Interpellé sur l’ampleur du phénomène, surtout chez les filles qui sont dans le cycle moyen (6e et 3e), docteur Mamadou Khouma, Inspecteur de vie scolaire en service à l’inspection d’académie de Diourbel et Coordonnateur principal de l’étude, répond : ‘’Cette situation témoigne de la vulnérabilité des adolescentes. La plupart d’entre elles méconnaissent le fonctionnement de leur corps. L’école et les parents ne les préparent pas à gérer leur puberté. En outre, certaines filles sont victimes d’atteintes et de pressions à caractère sexuel provenant à la fois de leurs pairs et d’adultes qui profitent de leur manque de maturité et leur incapacité à négocier des rapports sexuels protégés ou de recourir à une méthode de planification pour celles qui sont mariées précocement contre leur gré.’’

L’impact du statut socioéconomique

Les grossesses précoces interpellent donc l’école et les pouvoirs publics. Car, chaque année, des centaines d’élèves en sont victimes. Le statut socioéconomique a un impact sur le comportement sexuel des adolescentes.

En effet, les jeunes femmes issues de milieux plus défavorisés sont plus exposées au mariage précoce. De plus, beaucoup de parents ont recours au mariage précoce pour éviter les grossesses hors mariage, considérées comme une honte. D’ailleurs, la maternité précoce est l’un des principaux facteurs de déperdition scolaire (GEEP UNFPA, 2015). Les facteurs à l’origine des grossesses précoces sont de plusieurs ordres, notamment économique, social, psychosociologique et sociologique. La grossesse peut constituer un handicap majeur dans certaines situations, particulièrement quand elle survient au cours de la scolarité. La grossesse en milieu scolaire constitue un frein à l’épanouissement et à l’éducation des jeunes filles.

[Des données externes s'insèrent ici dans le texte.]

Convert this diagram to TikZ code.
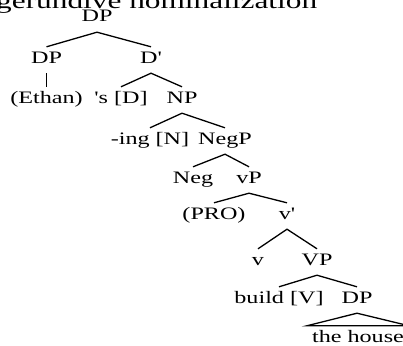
\documentclass[tikz,border=0pt]{standalone}
\usepackage{fontspec}
\setmainfont{Liberation Serif}[FakeStretch=1.38, Ligatures=TeXOff]
\begin{document}
\begin{tikzpicture}[x=1pt, y=-1pt,
  lbl/.style={anchor=base, inner xsep=0pt, inner ysep=5pt,
    text height=11pt, text depth=5pt, font=\fontsize{17.5}{19}\selectfont},
  branch/.style={line width=1.3pt},
  title/.style={anchor=base west, inner sep=0pt, font=\fontsize{22.7}{24}\selectfont}]
\useasboundingbox (0,0) rectangle (403,345);

\node[title] (ttl) at (-4,9) {gerundive nominalization};

% tree labels
\node[lbl] (root)  at (97,22)  {DP};
\node[lbl] (dpl)   at (46.5,63)  {DP};
\node[lbl] (dbar)  at (151,63) {D'};
\node[lbl] (ethan) at (46.5,103) {(Ethan)};
\node[lbl] (sd)    at (121,103) {'s [D]};
\node[lbl] (np)    at (182,103) {NP};
\node[lbl] (ing)   at (150,144) {-ing [N]};
\node[lbl] (negp)  at (225,144) {NegP};
\node[lbl] (neg)   at (193,183) {Neg};
\node[lbl] (vp)    at (249,183) {vP};
\node[lbl] (pro)   at (214,219) {(PRO)};
\node[lbl] (vbar)  at (287,219) {v'};
\node[lbl] (v)     at (258,265) {v};
\node[lbl] (bigvp) at (317,265) {VP};
\node[lbl] (build) at (279,303) {build [V]};
\node[lbl] (dpo)   at (357,303) {DP};
\node[lbl, inner xsep=5pt] (house) at (358,342) {the house};

% branches
\draw[branch] (dpl.north) -- (root.south) -- (dbar.north);
\draw[branch] (dpl.south) -- (ethan.north);
\draw[branch] (sd.north) -- (dbar.south) -- (np.north);
\draw[branch] (ing.north) -- (np.south) -- (negp.north);
\draw[branch] (neg.north) -- (negp.south) -- (vp.north);
\draw[branch] (pro.north) -- (vp.south) -- (vbar.north);
\draw[branch] (v.north) -- (vbar.south) -- (bigvp.north);
\draw[branch] (build.north) -- (bigvp.south) -- (dpo.north);
\draw[branch] (dpo.south) -- (house.north east) -- (house.north west) -- cycle;
\end{tikzpicture}
\end{document}
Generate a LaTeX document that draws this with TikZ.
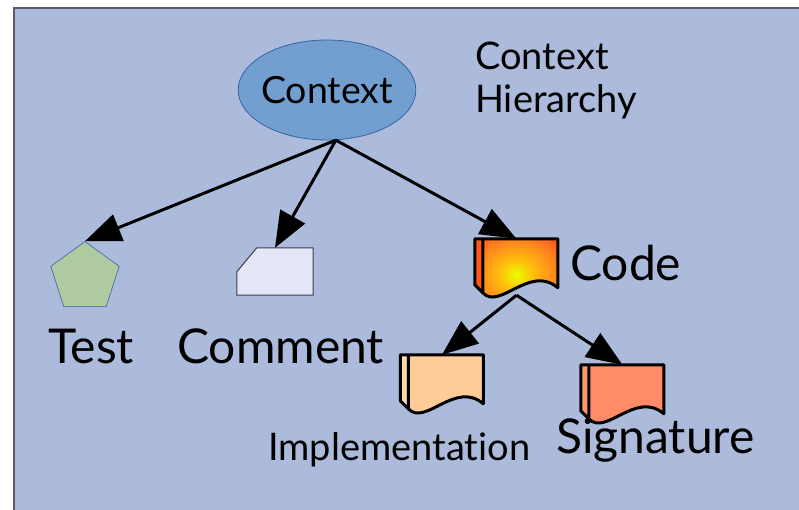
\documentclass[tikz,border=0pt]{standalone}
\usepackage{fontspec}
\setmainfont{Lato}[Ligatures=NoCommon]
\usetikzlibrary{shapes.geometric, arrows.meta, positioning, calc}
\definecolor{bgblue}{RGB}{172, 187, 220}
\definecolor{bgline}{RGB}{90, 90, 95}
\definecolor{ctxfill}{RGB}{114, 159, 207}
\definecolor{ctxline}{RGB}{52, 101, 164}
\definecolor{testfill}{RGB}{175, 201, 160}
\definecolor{cardfill}{RGB}{230, 230, 250}
\definecolor{cardline}{RGB}{60, 60, 70}
\definecolor{implfill}{RGB}{255, 204, 153}
\definecolor{implstrip}{RGB}{255, 218, 172}
\definecolor{sigfill}{RGB}{255, 140, 102}
\definecolor{sigstrip}{RGB}{255, 152, 112}
\definecolor{codestrip}{RGB}{255, 88, 32}
\pgfdeclareradialshading{codeglow}{\pgfpoint{0bp}{0bp}}{%
  rgb(0bp)=(0.91,1,0);
  rgb(10bp)=(1,0.75,0.05);
  rgb(25bp)=(1,0.5,0.12);
  rgb(36bp)=(1,0.3,0.13);
  rgb(50bp)=(1,0.3,0.13)}

% document sheet with folded strip on the left
\newcommand{\docsheet}[3]{%
  \begin{scope}[shift={(#1.north west)}]
    \path[#2] (0,0) -- (83,0) -- (83,49) .. controls (55,25) and (25,72) .. (8,54) -- (0,46) -- cycle;
    \fill[#3] (0,0) -- (8,0) -- (8,54) -- (0,46) -- cycle;
    \draw[docline] (0,0) -- (83,0) -- (83,49) .. controls (55,25) and (25,72) .. (8,54) -- (0,46) -- cycle
      (8,0) -- (8,54);
  \end{scope}}

\begin{document}
\begin{tikzpicture}[x=1pt, y=-1pt,
    bigtext/.style={font=\fontsize{48}{52}\selectfont, inner sep=0, anchor=base west},
    medtext/.style={font=\fontsize{38}{43}\selectfont, inner sep=0, anchor=base west},
    docbox/.style={minimum width=83pt, minimum height=56pt, inner sep=0},
    docline/.style={draw=black, line width=3pt, line join=round},
    link/.style={line width=3pt, -{Triangle[length=36pt, width=28pt]}}]
  \useasboundingbox (0,0) rectangle (799,510);
  \draw[fill=bgblue, draw=bgline, line width=1.5pt] (14,8) rectangle (820,530);

  % root
  \node[ellipse, fill=ctxfill, draw=ctxline, line width=0.8pt, minimum width=170pt, minimum height=100pt,
        inner xsep=-3pt, inner ysep=0pt, font=\fontsize{37.5}{43}\selectfont] (context) at (327,90) {Context};
  \node[medtext, align=left, anchor=north west] (title) at (475,42) {Context\\Hierarchy};

  % children
  \node[regular polygon, regular polygon sides=5, minimum size=72pt, inner sep=0,
        fill=testfill, draw=ctxline, line width=0.6pt] (test) at (85,277.5) {};
  \node[minimum width=76pt, minimum height=47pt, inner sep=0] (comment) at (275,271.5) {};
  \fill[cardfill, draw=cardline, line width=1pt]
    (comment.north east) -- (comment.south east) -- (comment.south west)
    -- ($(comment.north west)+(0,24)$) -- ($(comment.north west)+(20,0)$) -- cycle;
  \node[docbox] (code) at (516.5,267) {};
  \docsheet{code}{shading=codeglow}{codestrip}

  % grandchildren
  \node[docbox] (impl) at (442,383) {};
  \docsheet{impl}{fill=implfill}{implstrip}
  \node[docbox] (sig) at (622.5,393) {};
  \docsheet{sig}{fill=sigfill}{sigstrip}

  % labels
  \node[bigtext] (testlbl) at (48,363) {Test};
  \node[bigtext] (commentlbl) at (177,363) {Comment};
  \node[bigtext] (codelbl) at (570,280) {Code};
  \node[medtext] (impllbl) at (268,460) {Implementation};
  \node[bigtext] (siglbl) at (556,453) {Signature};

  % hierarchy
  \draw[link] (context.-80) -- (test.corner 1);
  \draw[link] (context.-80) -- (comment.north);
  \draw[link] (context.-80) -- (code.north);
  \draw[link] (code.south) -- (impl.north);
  \draw[link] (code.south) -- (sig.north);
\end{tikzpicture}
\end{document}
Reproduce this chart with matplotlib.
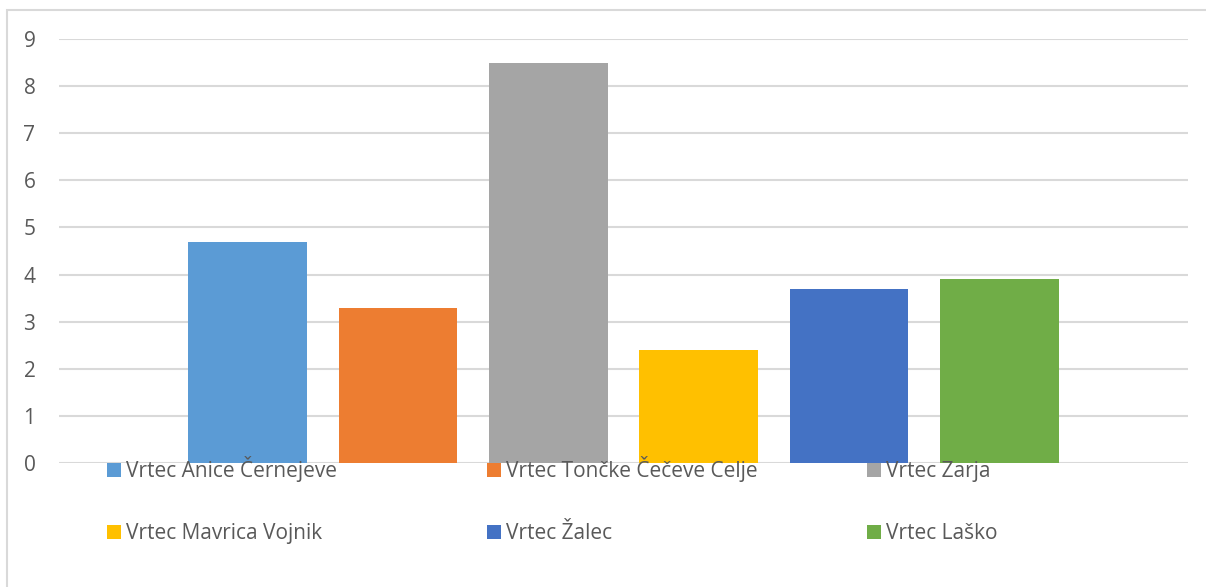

Pourtant, au Sénégal, malgré la persistance de ce phénomène dans les écoles, depuis longtemps, il s’avère difficile de déterminer l’ampleur des grossesses en milieu scolaire, à cause de la rareté, voire l’inexistence d’études quantitatives et qualitatives sur cette question, et aussi du fait de l’absence d’une politique de collecte et de traitement des données sur ce sujet.

En réalité, ces grossesses en milieu scolaire ne sont pas prises en compte de manière spécifique dans le système d’information sanitaire et dans les différentes enquêtes démographiques et de santé (EDS). Elles ne sont pas non plus intégrées dans le système de collecte des statistiques scolaires.

Pourtant, à travers des rapports réguliers produits par la Direction de la planification et de la réforme de l'éducation (DPRE) et par les différentes autorités scolaires, des cas d’abandon et des redoublements sont très souvent reliés aux grossesses précoces, sans qu’il soit possible de déterminer leur ampleur et de mesurer leur impact réel sur les contre-performances des filles-mères au plan scolaire.